- World War II began in 1938. Although the U.S. remained officially neutral until it entered the war after the Pearl Harbor attack, Roosevelt sought a way to help the Allies and other nations to resist the Axis powers. The Lend-Lease Act was passed only after two months of contentious debate in both houses of Congress. The debate centered on two points of contention -- whether the act gave the president too much power and whether it would entangle the U.S. in WWII.
- The Lend-Lease Act allowed the president to provide billions of dollars in assistance to any nation in the world he deemed to be under direct or indirect threat from the Axis powers. By 1945, the U.S. had given more than $50 billion in aid to Britain, China, Russia, Brazil and other nations. This aid included both military supplies and other items such as food. In 1940, for example, the U.S. provided Britain with 50 warships in exchange for long-term leases on British military bases in the Caribbean and Newfoundland.
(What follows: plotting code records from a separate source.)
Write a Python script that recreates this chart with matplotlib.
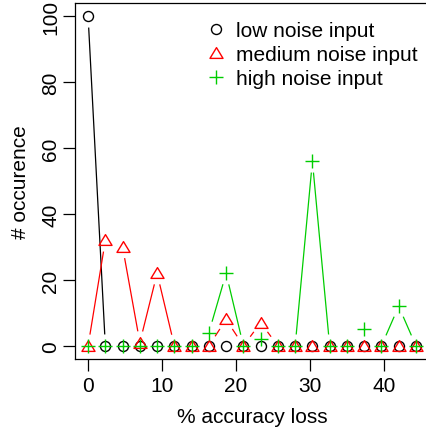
import numpy as np
import matplotlib.pyplot as plt
from matplotlib.lines import Line2D
from matplotlib.path import Path

plt.rcParams['font.family'] = ['Liberation Sans', 'DejaVu Sans']

# Dane
accuracy_loss = np.arange(20) * 7 / 3
low_noise = [100, 0, 0, 0, 0, 0, 0, 0, 0, 0, 0, 0, 0, 0, 0, 0, 0, 0, 0, 0]
medium_noise = [0, 32, 30, 1, 22, 0, 0, 0, 8, 0, 7, 0, 0, 0, 0, 0, 0, 0, 0, 0]
high_noise = [0, 0, 0, 0, 0, 0, 0, 4, 22, 0, 2, 0, 0, 56, 0, 0, 5, 0, 12, 0]
labels = ['low noise input', 'medium noise input', 'high noise input']

W, H = 426, 431
fig = plt.figure(figsize=(W / 100, H / 100), dpi=100)
ax = fig.add_axes([75 / W, (H - 360) / H, (429 - 75) / W, (360 - 4) / H])
ax.set_xlim(-1.77, 46.1)
ax.set_ylim(-4, 104)

# trojkat jak pch=2 w R (zamkniety)
tri = Path([(-1, -0.75), (1, -0.75), (0, 0.9), (0, 0)],
           [Path.MOVETO, Path.LINETO, Path.LINETO, Path.CLOSEPOLY])


def plot_b(x, y, color, marker, ms, gap=12):
    # linie jak w R type="b" - przerwa wokol punktow
    pts = ax.transData.transform(np.column_stack([x, y]))
    inv = ax.transData.inverted()
    for p, q in zip(pts[:-1], pts[1:]):
        d = q - p
        L = np.hypot(*d)
        if L <= 2 * gap:
            continue
        u = d / L
        a, b = inv.transform([p + u * gap, q - u * gap])
        ax.plot([a[0], b[0]], [a[1], b[1]], color=color, lw=0.9)
    ax.plot(x, y, ls='none', marker=marker, ms=ms, mfc='none', mec=color,
            mew=1.0, color=color)


plot_b(accuracy_loss, low_noise, 'black', 'o', 7.2)
plot_b(accuracy_loss, medium_noise, 'red', tri, 9.4)
plot_b(accuracy_loss, high_noise, '#00CD00', '+', 10)

ax.set_xticks([0, 10, 20, 30, 40])
ax.set_yticks([0, 20, 40, 60, 80, 100])
ax.tick_params(direction='out', length=8.6, width=0.9, labelsize=15)
ax.tick_params(axis='x', pad=4)
ax.tick_params(axis='y', pad=2)
for t in ax.get_yticklabels():
    t.set_rotation(90)
    t.set_va('center')
for s in ax.spines.values():
    s.set_linewidth(0.9)
ax.set_xlabel('% accuracy loss', fontsize=15, labelpad=8)
ax.set_ylabel('# occurence', fontsize=15, labelpad=8)

handles = [
    Line2D([], [], ls='none', marker='o', ms=7.2, mfc='none', mec='black', mew=1.0),
    Line2D([], [], ls='none', marker=tri, ms=9.4, mfc='none', mec='red', mew=1.0),
    Line2D([], [], ls='none', marker='+', ms=10, mec='#00CD00', mew=1.0),
]
ax.legend(handles, labels, frameon=False, loc='upper left',
          bbox_to_anchor=(206 / W, 1 - 22 / H), bbox_transform=fig.transFigure,
          handlelength=1.0, handletextpad=0.45, labelspacing=0.25, borderpad=0,
          borderaxespad=0, fontsize=15)

fig.savefig('out.png', dpi=100)
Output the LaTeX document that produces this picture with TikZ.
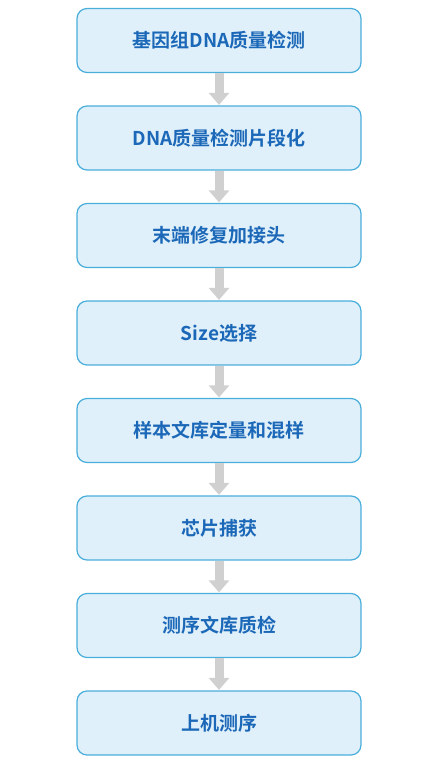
\documentclass[tikz,border=0pt]{standalone}
\usepackage{fontspec}
\newfontfamily\cjk{Noto Sans CJK SC Bold}
\usetikzlibrary{arrows.meta}
\definecolor{boxfill}{HTML}{DFF0FA}
\definecolor{boxline}{HTML}{4AAEDB}
\definecolor{txt}{HTML}{1C68B8}
\definecolor{arr}{HTML}{D0D0D0}
\begin{document}
\begin{tikzpicture}[x=1pt,y=-1pt,
  stepbox/.style={draw=boxline, line width=1.2pt, fill=boxfill, rounded corners=10pt,
    minimum width=284pt, minimum height=64pt, inner sep=0pt, text=txt,
    font=\cjk\fontsize{19}{21}\selectfont},
  flow/.style={draw=arr, line width=9pt, -{Triangle[width=20pt,length=12pt]}, shorten >=0.5pt}]
\useasboundingbox (0,0) rectangle (430,767);
\node[stepbox] (b1) at (219,40.5) {基因组DNA质量检测};
\node[stepbox] (b2) at (219,138) {DNA质量检测片段化};
\node[stepbox] (b3) at (219,235.5) {末端修复加接头};
\node[stepbox] (b4) at (219,333) {Size选择};
\node[stepbox] (b5) at (219,430.5) {样本文库定量和混样};
\node[stepbox] (b6) at (219,528) {芯片捕获};
\node[stepbox] (b7) at (219,625.5) {测序文库质检};
\node[stepbox] (b8) at (219,723) {上机测序};
\foreach \a/\b in {b1/b2,b2/b3,b3/b4,b4/b5,b5/b6,b6/b7,b7/b8}
  \draw[flow] (\a.south) -- (\b.north);
\end{tikzpicture}
\end{document}
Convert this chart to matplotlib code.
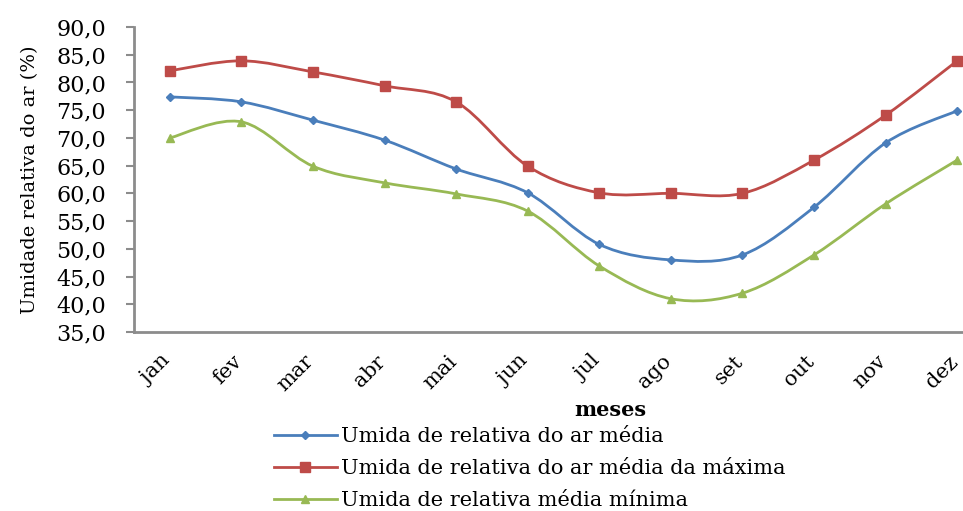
import numpy as np
import matplotlib
matplotlib.use("Agg")
import matplotlib.pyplot as plt
from matplotlib.path import Path
from matplotlib.patches import PathPatch
from matplotlib.lines import Line2D
from matplotlib.transforms import ScaledTranslation

months = ["jan", "fev", "mar", "abr", "mai", "jun", "jul", "ago", "set", "out", "nov", "dez"]
media = [77.4, 76.5, 73.2, 69.6, 64.4, 60.1, 50.8, 48.0, 48.9, 57.5, 69.1, 74.9]
maxima = [82.1, 83.9, 81.9, 79.4, 76.5, 64.9, 60.1, 60.0, 60.0, 66.0, 74.1, 83.9]
minima = [70.0, 72.9, 64.9, 61.9, 59.9, 56.8, 46.9, 41.0, 42.0, 48.9, 58.1, 66.0]
labels = ["Umida de relativa do ar média",
          "Umida de relativa do ar média da máxima",
          "Umida de relativa média mínima"]
colors = ["#4A7EBB", "#BE4B48", "#98B954"]
markers = ["D", "s", "^"]
msizes = [4.5, 7, 6]

FONT = "DejaVu Serif"
plt.rcParams["font.family"] = [FONT]

fig = plt.figure(figsize=(9.63, 5.11), dpi=100)
ax = fig.add_axes([134/963, 1 - 332/511, (993 - 134)/963, (332 - 27)/511])

def smooth_path(xs, ys):
    pts = np.column_stack([xs, ys]).astype(float)
    n = len(pts)
    verts = [pts[0]]
    codes = [Path.MOVETO]
    for i in range(n - 1):
        p0 = pts[i - 1] if i > 0 else pts[i]
        p1 = pts[i]
        p2 = pts[i + 1]
        p3 = pts[i + 2] if i + 2 < n else pts[i + 1]
        c1 = p1 + (p2 - p0) / 6.0
        c2 = p2 - (p3 - p1) / 6.0
        verts += [c1, c2, p2]
        codes += [Path.CURVE4] * 3
    return Path(verts, codes)

x = np.arange(len(months))
handles = []
for ys, c, m, ms, lab in zip([media, maxima, minima], colors, markers, msizes, labels):
    patch = PathPatch(smooth_path(x, ys), facecolor="none", edgecolor=c, lw=2.0, zorder=2)
    ax.add_patch(patch)
    ax.plot(x, ys, linestyle="none", marker=m, color=c, markersize=ms, zorder=3)
    handles.append(Line2D([0], [0], color=c, lw=2.0, marker=m, markersize=ms))

ax.set_xlim(-0.5, 11.5)
ax.set_ylim(35, 90)
ax.set_yticks(np.arange(35, 90.1, 5))
ax.set_yticklabels([f"{v:.1f}".replace(".", ",") for v in np.arange(35, 90.1, 5)])
ax.set_xticks(x)
ax.set_xticklabels([])
lbl_tr = ax.get_xaxis_transform() + ScaledTranslation(-9/100, -20/100, fig.dpi_scale_trans)
for xi, m in zip(x, months):
    ax.text(xi, 0, m, transform=lbl_tr, rotation=45, ha="right", va="top",
            rotation_mode="anchor", fontsize=15, clip_on=False)

for s in ["top", "right"]:
    ax.spines[s].set_visible(False)
for s in ["left", "bottom"]:
    ax.spines[s].set_color("#8c8c8c")
    ax.spines[s].set_linewidth(2.0)
ax.tick_params(axis="y", length=6, width=1.5, color="#8c8c8c", pad=14, labelsize=16)
ax.tick_params(axis="x", length=0)

ax.set_ylabel("Umidade relativa do ar (%)", fontsize=14)
ax.yaxis.set_label_coords(-0.111, 0.5)
ax.text((610 - 134) / (993 - 134), 1 - (410 - 27) / (332 - 27), "meses",
        transform=ax.transAxes, ha="center", va="center", fontsize=15, fontweight="bold")

fig.legend(handles, labels, loc="upper left", bbox_to_anchor=(274/963, 1 - 427/511),
           frameon=False, fontsize=15, handlelength=3.0, handletextpad=0.2,
           labelspacing=0.62, borderpad=0, borderaxespad=0)

fig.savefig("out.png", dpi=100)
- The Lend-Lease Act essentially ended U.S. neutrality in WWII, although the U.S. did not declare war on Germany and Japan for several more months. Its major achievement was allowing Britain to resist Germany until the U.S. entered the war, preserving an island base from which to launch the D-Day invasion in 1944. Domestically, it set a precedent that greatly expanded the power of the president to run foreign affairs, a trend that continued until Congress passed the War Powers Resolution in 1973.
- Initially, Congress contemplated that recipients of U.S. aid would return the lend-lease items after the war. Britain was the major recipient, and after the war the government expressed a desire to keep some of the items provided, particularly warships. The U.S. responded by selling these items to Britain at a 90 percent discount and allowing repayment over a period of decades. The last lend-lease repayment was made by Britain in 2006.